The key role of these institutions is to keep the economy humming. Their monetary policies are supposed to hold prices steady and allow the economy to grow.

People talk less about them in good times. But there's always plenty of discussion about their actions when the economy turns sour.

It's the central banks' job to help minimize how bad issues like inflation get. So when inflation is one of the top headlines every day, the Federal Reserve and its peers catch bad press.

It's almost impossible for central banks to get good reviews.

One camp will say they're being too aggressive. Another might say they're too relaxed. Some think they shouldn't exist in the first place. Still others might even say Fed members are just plain bad at their jobs.

That's what happened after the Great Recession...

Global central banks began a project called quantitative easing ("QE"). Put simply, they tried to help stimulate the world's economy by increasing the money supply.

To do this, a central bank buys government bonds or other financial assets from banks. That gives the banks more money to lend out to people and businesses. The goal is to help boost spending and economic growth.

The Fed started to conduct QE in November 2008. It purchased trillions of dollars of financial assets... injecting money into the system and increasing the money supply.

The idea was to provide liquidity and make people spend money. That would grease the wheels of the economy.

QE was supposed to be used in emergencies only. Instead, it has been going on almost constantly since the Great Recession.

And the biggest QE push came during the pandemic. This has led a lot of critics to argue the strategy was a failure because we're now facing rampant inflation.

Some argue that increasing the money supply during the pandemic caused inflation.

Others think it helped corporations get cheaper debt than they deserved... creating what's called "zombie" companies. These are companies that can't afford to pay off their debt, meaning they're destined to go bankrupt.

And the biggest criticism is that the decadelong recovery from the Great Recession was too weak. These folks say QE clearly didn't help the economy at all.

It's easy to say all of this after the situation has played out...

These arguments don't consider the alternative if we'd done nothing.

If it hadn't been for QE, the 2008 Financial Crisis likely would have been far worse. Instead of a sluggish recovery, we'd probably have entered a Great Depression 2.0. The global economy likely would have suffered from much greater structural damage.

Without all the stimulus from QE, banks would have been more cautious about starting to lend again. Consumers would have wanted to save instead of spending. Companies would have battled with sustained low demand.

QE didn't kick off until the Great Recession was well underway.
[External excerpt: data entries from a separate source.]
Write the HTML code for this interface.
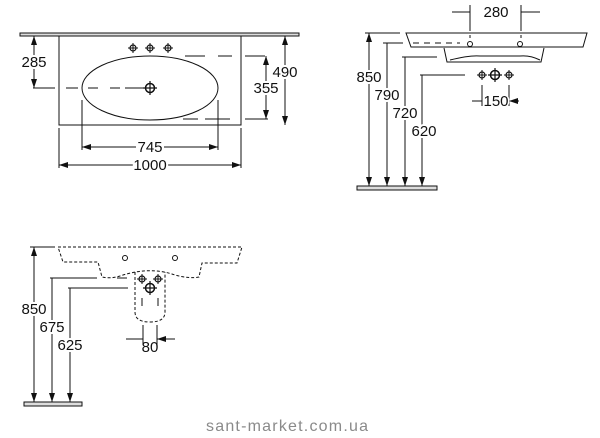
<!DOCTYPE html>
<html><head><style>
html,body{margin:0;padding:0;background:#fff;width:600px;height:438px;overflow:hidden}
svg text{font-family:"Liberation Sans",Arial,sans-serif;font-size:15px;fill:#111}
</style></head><body>
<svg width="600" height="438" viewBox="0 0 600 438" xmlns="http://www.w3.org/2000/svg">
<defs>
<marker id="a" viewBox="0 0 10 10" refX="10" refY="5" markerUnits="userSpaceOnUse" markerWidth="9" markerHeight="6" preserveAspectRatio="none" orient="auto-start-reverse"><path d="M0,0 L10,5 L0,10z" fill="#111" stroke="none"/></marker>
<g id="x"><circle r="3" fill="none" stroke="#111" stroke-width="1.2"/><path d="M-5,0h10M0,-5v10" stroke="#111" stroke-width="1"/></g>
<g id="X"><circle r="4.5" fill="none" stroke="#111" stroke-width="1.5"/><path d="M-7,0h14M0,-7v14" stroke="#111" stroke-width="1.2"/></g>
<path id="d" d="M-3,-9L0,0L3,-9z" fill="#111"/>
</defs>
<g stroke="#111" stroke-width="1" fill="none">
<rect x="20" y="33" width="279" height="3" fill="#ddd"/>
<rect x="59" y="36" width="182" height="89"/>
<ellipse cx="150" cy="88" rx="68" ry="32"/>
<path d="M33,88H55M66,88H78M88,88H98M110,88H120M125,88H145"/>
<path d="M185,56H205M218,56H232M245,56H265M183,119H198M205,119H230M245,119H268"/>
<path d="M82,100V150M218,100V150M59,128V168M241,128V168"/>
<path d="M34,36V88" marker-start="url(#a)" marker-end="url(#a)"/>
<path d="M285,36V125" marker-start="url(#a)" marker-end="url(#a)"/>
<path d="M266,56V119" marker-start="url(#a)" marker-end="url(#a)"/>
<path d="M82,147H136M164,147H218" marker-start="url(#a)" marker-end="url(#a)"/>
<path d="M59,165H133M167,165H241" marker-start="url(#a)" marker-end="url(#a)"/>
<path d="M406,33H587L583,47H411Z"/>
<path d="M444,48L447,62H541L544,48"/>
<path d="M450,60Q470,55 480,56H520Q530,55 540,60"/>
<path d="M470,5V31M521,5V31M482,85V106M509,85V106"/>
<path d="M470,35V41M521,35V41" stroke-dasharray="3,3"/>
<path d="M365,33H400M383,43H403M402,57H437M420,75H465"/>
<path d="M413,43H460" stroke-dasharray="6,5"/>
<path d="M369,33V186M387,43V186M405,57V186M422,75V186" marker-start="url(#a)"/>
<path d="M452,12H470M540,12H521M472,101H482M519,101H509" marker-end="url(#a)"/>
<g stroke-dasharray="3,2">
<path d="M58,247H242L237,263H202L199,277Q190,279 175,275Q150,266 120,276Q110,279 102,277L98,262H63Z"/>
<path d="M135,272V312Q135,322 150,322Q165,322 165,312V272"/>
</g>
<path d="M142,298V306M158,298V306"/>
<path d="M30,247H55M50,278H97M117,278H127M68,288H128"/>
<path d="M34,247V402M52,278V402M70,288V402" marker-start="url(#a)"/>
<path d="M143,325V345M157,325V345"/>
<path d="M126,339H143M175,339H157" marker-end="url(#a)"/>
</g>
<g stroke="none">
<use href="#d" x="369" y="186"/><use href="#d" x="387" y="186"/><use href="#d" x="405" y="186"/><use href="#d" x="422" y="186"/>
<use href="#d" x="34" y="402"/><use href="#d" x="52" y="402"/><use href="#d" x="70" y="402"/>
</g>
<rect x="357" y="186" width="80" height="4" fill="#ddd" stroke="#111"/>
<rect x="24" y="402" width="58" height="4" fill="#ddd" stroke="#111"/>
<circle cx="470" cy="44" r="2.5" fill="none" stroke="#111"/>
<circle cx="520" cy="44" r="2.5" fill="none" stroke="#111"/>
<circle cx="125" cy="258" r="2.5" fill="none" stroke="#111"/>
<circle cx="175" cy="258" r="2.5" fill="none" stroke="#111"/>
<use href="#x" x="133" y="48"/><use href="#x" x="150" y="48"/><use href="#x" x="168" y="48"/>
<use href="#X" x="150" y="88"/>
<use href="#x" x="482" y="75"/><use href="#X" x="495" y="75"/><use href="#x" x="509" y="75"/>
<use href="#x" x="142" y="279"/><use href="#x" x="158" y="279"/><use href="#X" x="150" y="288"/>
<g text-anchor="middle">
<text x="34" y="67" fill="#fff" stroke="#fff" stroke-width="4">285</text><text x="34" y="67">285</text>
<text x="285" y="77" fill="#fff" stroke="#fff" stroke-width="4">490</text><text x="285" y="77">490</text>
<text x="266" y="93" fill="#fff" stroke="#fff" stroke-width="4">355</text><text x="266" y="93">355</text>
<text x="150" y="152" fill="#fff" stroke="#fff" stroke-width="4">745</text><text x="150" y="152">745</text>
<text x="150" y="170" fill="#fff" stroke="#fff" stroke-width="4">1000</text><text x="150" y="170">1000</text>
<text x="496" y="17">280</text>
<text x="369" y="82" fill="#fff" stroke="#fff" stroke-width="4">850</text><text x="369" y="82">850</text>
<text x="387" y="100" fill="#fff" stroke="#fff" stroke-width="4">790</text><text x="387" y="100">790</text>
<text x="405" y="118" fill="#fff" stroke="#fff" stroke-width="4">720</text><text x="405" y="118">720</text>
<text x="424" y="136" fill="#fff" stroke="#fff" stroke-width="4">620</text><text x="424" y="136">620</text>
<text x="496" y="106" fill="#fff" stroke="#fff" stroke-width="3">150</text><text x="496" y="106">150</text>
<text x="34" y="314" fill="#fff" stroke="#fff" stroke-width="4">850</text><text x="34" y="314">850</text>
<text x="52" y="332" fill="#fff" stroke="#fff" stroke-width="4">675</text><text x="52" y="332">675</text>
<text x="70" y="350" fill="#fff" stroke="#fff" stroke-width="4">625</text><text x="70" y="350">625</text>
<text x="150" y="352">80</text>
</g>
<text x="206" y="431" style="font-size:16px;fill:#8a8a8a" textLength="162">sant-market.com.ua</text>
</svg>
</body></html>
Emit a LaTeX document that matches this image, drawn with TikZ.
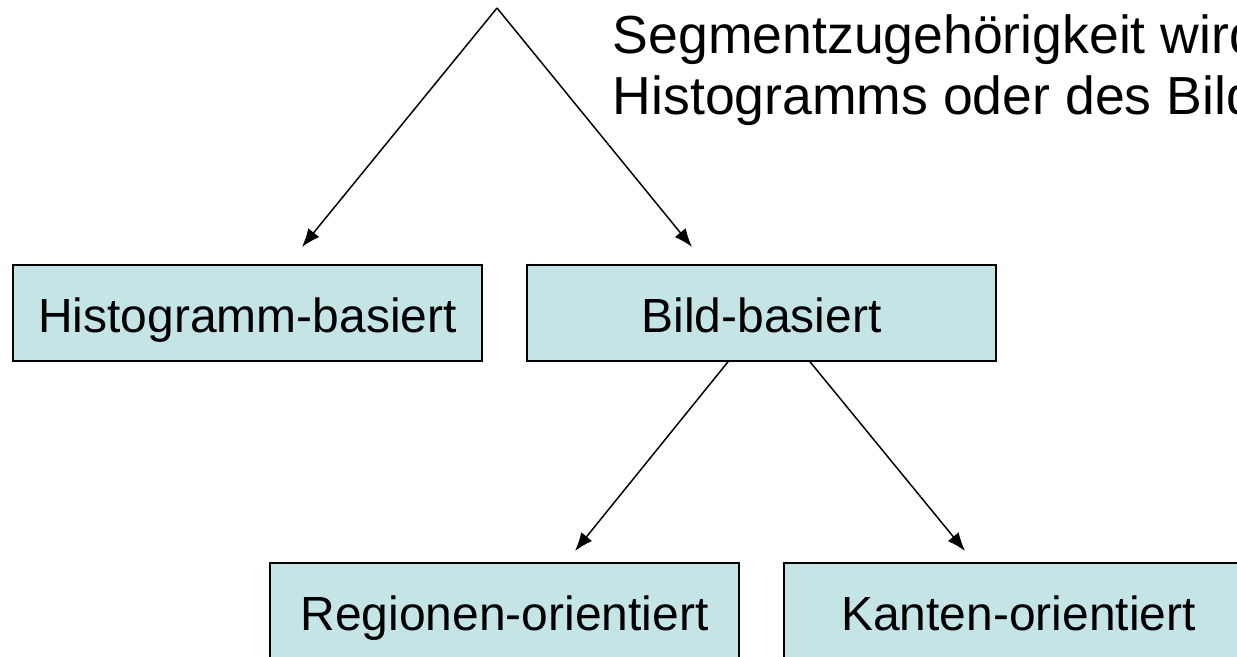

There were plenty of defaults during that time. But without the Fed's emergency measures, we would have seen far more.

More important, those defaults would likely have continued for far longer.

It only took two years for U.S. gross domestic product ("GDP") to exceed prior peak levels after the Great Recession. In the Great Depression, it took 12 years to just return to 1929 levels.

And U.S. GDP hadn't recovered to its Roaring '20s peak until just as the country entered World War II in 1941. The economic shock would probably have been milder with a tool like QE in place.

It also helped protect other nations from economic contagion in the 2010s. Recall the European debt crisis, which could have spread right back to the U.S. if it weren't for QE. Because the Fed kept U.S. interest rates low, we were able to continue our recovery.

Here again, QE helped prevent the worst-case scenario.

This time around, QE helped keep the lights on during the pandemic...

We're two years removed from the latest round of QE. The worst aftereffect we've ended up with is a year of high-single-digit inflation. That's a small price to pay for saving the economy.

To say QE alone caused inflation ignores years of economic policy. We'd been using this strategy for more than a decade before we got even a modest bump in inflation.

High prices aren't only a result of QE. They're connected to the massive fiscal programs we enacted during the pandemic... supply-chain disruptions... the remote-work environment... and the Russia-Ukraine war.

Critics tend to ignore all these facts and put all the blame on central-bank policies. That's just a lazy take.

If you want to really understand what is causing inflation – and where the economy is going next – you need to take a far more robust view.

Tune out the angry crew looking for a Fed-shaped scapegoat.

Instead, focus on what's actually happening in the economy – and how it can affect your portfolio. The forward-looking macroeconomic data will prepare you to invest in 2023 and beyond.